Task goal:
Repeat each line of the material exactly.
══════════════════════════════
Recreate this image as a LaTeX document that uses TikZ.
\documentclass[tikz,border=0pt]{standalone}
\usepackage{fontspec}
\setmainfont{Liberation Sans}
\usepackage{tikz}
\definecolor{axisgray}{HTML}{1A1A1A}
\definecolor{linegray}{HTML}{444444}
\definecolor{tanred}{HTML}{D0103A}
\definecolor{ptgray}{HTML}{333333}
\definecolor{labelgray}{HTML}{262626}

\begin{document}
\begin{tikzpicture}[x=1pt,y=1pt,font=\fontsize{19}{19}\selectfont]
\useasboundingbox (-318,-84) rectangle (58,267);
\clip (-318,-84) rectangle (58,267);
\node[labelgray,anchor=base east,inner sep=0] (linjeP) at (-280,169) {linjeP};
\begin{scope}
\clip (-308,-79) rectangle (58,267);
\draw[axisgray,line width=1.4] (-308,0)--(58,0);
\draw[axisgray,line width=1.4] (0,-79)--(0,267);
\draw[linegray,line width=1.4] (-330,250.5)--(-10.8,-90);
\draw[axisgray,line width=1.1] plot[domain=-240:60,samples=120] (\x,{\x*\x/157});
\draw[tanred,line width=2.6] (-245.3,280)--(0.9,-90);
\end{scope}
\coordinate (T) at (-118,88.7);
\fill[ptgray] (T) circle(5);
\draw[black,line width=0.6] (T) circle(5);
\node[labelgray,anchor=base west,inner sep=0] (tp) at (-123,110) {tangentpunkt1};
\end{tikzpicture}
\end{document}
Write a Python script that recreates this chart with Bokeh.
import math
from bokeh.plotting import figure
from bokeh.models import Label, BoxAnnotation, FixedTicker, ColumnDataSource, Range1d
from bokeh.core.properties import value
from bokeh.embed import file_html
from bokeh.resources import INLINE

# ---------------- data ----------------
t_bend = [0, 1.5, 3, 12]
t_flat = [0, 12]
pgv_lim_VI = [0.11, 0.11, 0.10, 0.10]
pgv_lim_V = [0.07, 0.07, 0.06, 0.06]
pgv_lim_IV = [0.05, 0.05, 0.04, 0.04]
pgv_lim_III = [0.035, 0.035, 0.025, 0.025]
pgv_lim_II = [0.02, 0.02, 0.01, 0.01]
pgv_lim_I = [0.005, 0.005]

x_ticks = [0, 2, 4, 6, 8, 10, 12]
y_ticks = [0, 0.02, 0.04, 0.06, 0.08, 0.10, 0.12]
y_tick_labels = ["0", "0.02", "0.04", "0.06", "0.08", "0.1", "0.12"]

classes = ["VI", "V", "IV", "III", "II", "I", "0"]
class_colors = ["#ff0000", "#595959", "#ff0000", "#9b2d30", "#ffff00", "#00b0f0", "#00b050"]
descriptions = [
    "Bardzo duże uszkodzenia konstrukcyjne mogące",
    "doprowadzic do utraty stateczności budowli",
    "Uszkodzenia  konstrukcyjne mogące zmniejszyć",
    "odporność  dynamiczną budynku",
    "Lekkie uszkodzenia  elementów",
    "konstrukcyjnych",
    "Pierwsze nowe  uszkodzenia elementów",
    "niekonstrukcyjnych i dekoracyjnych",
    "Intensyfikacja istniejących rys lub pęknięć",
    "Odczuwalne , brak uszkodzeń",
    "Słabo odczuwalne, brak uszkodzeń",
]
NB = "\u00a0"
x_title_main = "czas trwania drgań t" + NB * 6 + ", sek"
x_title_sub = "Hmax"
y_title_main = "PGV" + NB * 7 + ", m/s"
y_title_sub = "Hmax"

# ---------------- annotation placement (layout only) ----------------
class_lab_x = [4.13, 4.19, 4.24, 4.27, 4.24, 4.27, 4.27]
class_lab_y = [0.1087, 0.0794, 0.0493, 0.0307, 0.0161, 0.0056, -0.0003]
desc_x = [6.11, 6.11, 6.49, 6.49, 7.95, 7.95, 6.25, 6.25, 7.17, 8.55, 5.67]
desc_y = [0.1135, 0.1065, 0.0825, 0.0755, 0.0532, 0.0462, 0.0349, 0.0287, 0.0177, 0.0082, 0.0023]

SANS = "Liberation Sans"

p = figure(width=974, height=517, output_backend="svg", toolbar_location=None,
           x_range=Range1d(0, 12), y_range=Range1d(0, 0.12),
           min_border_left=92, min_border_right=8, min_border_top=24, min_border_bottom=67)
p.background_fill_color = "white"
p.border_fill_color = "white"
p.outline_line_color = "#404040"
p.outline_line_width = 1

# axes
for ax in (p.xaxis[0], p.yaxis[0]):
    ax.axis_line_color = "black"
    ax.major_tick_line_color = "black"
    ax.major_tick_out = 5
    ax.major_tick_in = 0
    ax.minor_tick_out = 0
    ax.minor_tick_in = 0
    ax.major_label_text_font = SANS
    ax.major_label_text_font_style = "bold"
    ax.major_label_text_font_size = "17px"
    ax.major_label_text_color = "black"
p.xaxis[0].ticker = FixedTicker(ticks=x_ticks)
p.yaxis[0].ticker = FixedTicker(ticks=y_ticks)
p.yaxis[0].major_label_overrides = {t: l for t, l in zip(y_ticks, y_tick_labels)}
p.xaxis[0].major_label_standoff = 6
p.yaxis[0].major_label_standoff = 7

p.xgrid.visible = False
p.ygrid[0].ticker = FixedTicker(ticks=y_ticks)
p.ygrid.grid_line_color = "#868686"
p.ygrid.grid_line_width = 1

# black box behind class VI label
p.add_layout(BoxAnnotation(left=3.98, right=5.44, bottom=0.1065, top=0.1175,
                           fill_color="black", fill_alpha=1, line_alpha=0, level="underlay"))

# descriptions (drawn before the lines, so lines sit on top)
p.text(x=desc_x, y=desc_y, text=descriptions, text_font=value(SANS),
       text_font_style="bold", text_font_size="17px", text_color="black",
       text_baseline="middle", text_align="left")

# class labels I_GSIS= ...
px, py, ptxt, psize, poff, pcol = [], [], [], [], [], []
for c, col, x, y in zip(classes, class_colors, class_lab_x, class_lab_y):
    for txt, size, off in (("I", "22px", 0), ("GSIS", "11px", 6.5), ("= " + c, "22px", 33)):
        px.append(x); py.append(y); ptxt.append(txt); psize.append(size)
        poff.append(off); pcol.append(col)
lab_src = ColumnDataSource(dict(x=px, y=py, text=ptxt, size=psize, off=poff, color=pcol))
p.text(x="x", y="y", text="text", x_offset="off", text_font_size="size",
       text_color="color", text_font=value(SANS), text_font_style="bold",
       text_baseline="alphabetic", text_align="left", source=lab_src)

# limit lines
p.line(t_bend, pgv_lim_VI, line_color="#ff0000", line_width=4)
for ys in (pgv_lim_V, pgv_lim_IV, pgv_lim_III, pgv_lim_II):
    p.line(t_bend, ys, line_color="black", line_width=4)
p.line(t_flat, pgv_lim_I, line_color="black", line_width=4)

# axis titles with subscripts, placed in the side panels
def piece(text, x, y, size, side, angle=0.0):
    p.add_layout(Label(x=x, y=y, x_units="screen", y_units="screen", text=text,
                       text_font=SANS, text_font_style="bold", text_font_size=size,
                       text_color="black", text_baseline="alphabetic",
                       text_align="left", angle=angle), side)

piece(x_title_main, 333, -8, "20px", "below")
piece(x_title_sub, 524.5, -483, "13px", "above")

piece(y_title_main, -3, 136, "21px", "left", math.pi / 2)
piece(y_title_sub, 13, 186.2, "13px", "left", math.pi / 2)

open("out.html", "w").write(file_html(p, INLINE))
══════════════════════════════
Full response:
Recreate this image as a LaTeX document that uses TikZ.
\documentclass[tikz,border=0pt]{standalone}
\usepackage{fontspec}
\setmainfont{Liberation Sans}
\usepackage{tikz}
\definecolor{axisgray}{HTML}{1A1A1A}
\definecolor{linegray}{HTML}{444444}
\definecolor{tanred}{HTML}{D0103A}
\definecolor{ptgray}{HTML}{333333}
\definecolor{labelgray}{HTML}{262626}

\begin{document}
\begin{tikzpicture}[x=1pt,y=1pt,font=\fontsize{19}{19}\selectfont]
\useasboundingbox (-318,-84) rectangle (58,267);
\clip (-318,-84) rectangle (58,267);
\node[labelgray,anchor=base east,inner sep=0] (linjeP) at (-280,169) {linjeP};
\begin{scope}
\clip (-308,-79) rectangle (58,267);
\draw[axisgray,line width=1.4] (-308,0)--(58,0);
\draw[axisgray,line width=1.4] (0,-79)--(0,267);
\draw[linegray,line width=1.4] (-330,250.5)--(-10.8,-90);
\draw[axisgray,line width=1.1] plot[domain=-240:60,samples=120] (\x,{\x*\x/157});
\draw[tanred,line width=2.6] (-245.3,280)--(0.9,-90);
\end{scope}
\coordinate (T) at (-118,88.7);
\fill[ptgray] (T) circle(5);
\draw[black,line width=0.6] (T) circle(5);
\node[labelgray,anchor=base west,inner sep=0] (tp) at (-123,110) {tangentpunkt1};
\end{tikzpicture}
\end{document}
Write a Python script that recreates this chart with Bokeh.
import math
from bokeh.plotting import figure
from bokeh.models import Label, BoxAnnotation, FixedTicker, ColumnDataSource, Range1d
from bokeh.core.properties import value
from bokeh.embed import file_html
from bokeh.resources import INLINE

# ---------------- data ----------------
t_bend = [0, 1.5, 3, 12]
t_flat = [0, 12]
pgv_lim_VI = [0.11, 0.11, 0.10, 0.10]
pgv_lim_V = [0.07, 0.07, 0.06, 0.06]
pgv_lim_IV = [0.05, 0.05, 0.04, 0.04]
pgv_lim_III = [0.035, 0.035, 0.025, 0.025]
pgv_lim_II = [0.02, 0.02, 0.01, 0.01]
pgv_lim_I = [0.005, 0.005]

x_ticks = [0, 2, 4, 6, 8, 10, 12]
y_ticks = [0, 0.02, 0.04, 0.06, 0.08, 0.10, 0.12]
y_tick_labels = ["0", "0.02", "0.04", "0.06", "0.08", "0.1", "0.12"]

classes = ["VI", "V", "IV", "III", "II", "I", "0"]
class_colors = ["#ff0000", "#595959", "#ff0000", "#9b2d30", "#ffff00", "#00b0f0", "#00b050"]
descriptions = [
    "Bardzo duże uszkodzenia konstrukcyjne mogące",
    "doprowadzic do utraty stateczności budowli",
    "Uszkodzenia  konstrukcyjne mogące zmniejszyć",
    "odporność  dynamiczną budynku",
    "Lekkie uszkodzenia  elementów",
    "konstrukcyjnych",
    "Pierwsze nowe  uszkodzenia elementów",
    "niekonstrukcyjnych i dekoracyjnych",
    "Intensyfikacja istniejących rys lub pęknięć",
    "Odczuwalne , brak uszkodzeń",
    "Słabo odczuwalne, brak uszkodzeń",
]
NB = "\u00a0"
x_title_main = "czas trwania drgań t" + NB * 6 + ", sek"
x_title_sub = "Hmax"
y_title_main = "PGV" + NB * 7 + ", m/s"
y_title_sub = "Hmax"

# ---------------- annotation placement (layout only) ----------------
class_lab_x = [4.13, 4.19, 4.24, 4.27, 4.24, 4.27, 4.27]
class_lab_y = [0.1087, 0.0794, 0.0493, 0.0307, 0.0161, 0.0056, -0.0003]
desc_x = [6.11, 6.11, 6.49, 6.49, 7.95, 7.95, 6.25, 6.25, 7.17, 8.55, 5.67]
desc_y = [0.1135, 0.1065, 0.0825, 0.0755, 0.0532, 0.0462, 0.0349, 0.0287, 0.0177, 0.0082, 0.0023]

SANS = "Liberation Sans"

p = figure(width=974, height=517, output_backend="svg", toolbar_location=None,
           x_range=Range1d(0, 12), y_range=Range1d(0, 0.12),
           min_border_left=92, min_border_right=8, min_border_top=24, min_border_bottom=67)
p.background_fill_color = "white"
p.border_fill_color = "white"
p.outline_line_color = "#404040"
p.outline_line_width = 1

# axes
for ax in (p.xaxis[0], p.yaxis[0]):
    ax.axis_line_color = "black"
    ax.major_tick_line_color = "black"
    ax.major_tick_out = 5
    ax.major_tick_in = 0
    ax.minor_tick_out = 0
    ax.minor_tick_in = 0
    ax.major_label_text_font = SANS
    ax.major_label_text_font_style = "bold"
    ax.major_label_text_font_size = "17px"
    ax.major_label_text_color = "black"
p.xaxis[0].ticker = FixedTicker(ticks=x_ticks)
p.yaxis[0].ticker = FixedTicker(ticks=y_ticks)
p.yaxis[0].major_label_overrides = {t: l for t, l in zip(y_ticks, y_tick_labels)}
p.xaxis[0].major_label_standoff = 6
p.yaxis[0].major_label_standoff = 7

p.xgrid.visible = False
p.ygrid[0].ticker = FixedTicker(ticks=y_ticks)
p.ygrid.grid_line_color = "#868686"
p.ygrid.grid_line_width = 1

# black box behind class VI label
p.add_layout(BoxAnnotation(left=3.98, right=5.44, bottom=0.1065, top=0.1175,
                           fill_color="black", fill_alpha=1, line_alpha=0, level="underlay"))

# descriptions (drawn before the lines, so lines sit on top)
p.text(x=desc_x, y=desc_y, text=descriptions, text_font=value(SANS),
       text_font_style="bold", text_font_size="17px", text_color="black",
       text_baseline="middle", text_align="left")

# class labels I_GSIS= ...
px, py, ptxt, psize, poff, pcol = [], [], [], [], [], []
for c, col, x, y in zip(classes, class_colors, class_lab_x, class_lab_y):
    for txt, size, off in (("I", "22px", 0), ("GSIS", "11px", 6.5), ("= " + c, "22px", 33)):
        px.append(x); py.append(y); ptxt.append(txt); psize.append(size)
        poff.append(off); pcol.append(col)
lab_src = ColumnDataSource(dict(x=px, y=py, text=ptxt, size=psize, off=poff, color=pcol))
p.text(x="x", y="y", text="text", x_offset="off", text_font_size="size",
       text_color="color", text_font=value(SANS), text_font_style="bold",
       text_baseline="alphabetic", text_align="left", source=lab_src)

# limit lines
p.line(t_bend, pgv_lim_VI, line_color="#ff0000", line_width=4)
for ys in (pgv_lim_V, pgv_lim_IV, pgv_lim_III, pgv_lim_II):
    p.line(t_bend, ys, line_color="black", line_width=4)
p.line(t_flat, pgv_lim_I, line_color="black", line_width=4)

# axis titles with subscripts, placed in the side panels
def piece(text, x, y, size, side, angle=0.0):
    p.add_layout(Label(x=x, y=y, x_units="screen", y_units="screen", text=text,
                       text_font=SANS, text_font_style="bold", text_font_size=size,
                       text_color="black", text_baseline="alphabetic",
                       text_align="left", angle=angle), side)

piece(x_title_main, 333, -8, "20px", "below")
piece(x_title_sub, 524.5, -483, "13px", "above")

piece(y_title_main, -3, 136, "21px", "left", math.pi / 2)
piece(y_title_sub, 13, 186.2, "13px", "left", math.pi / 2)

open("out.html", "w").write(file_html(p, INLINE))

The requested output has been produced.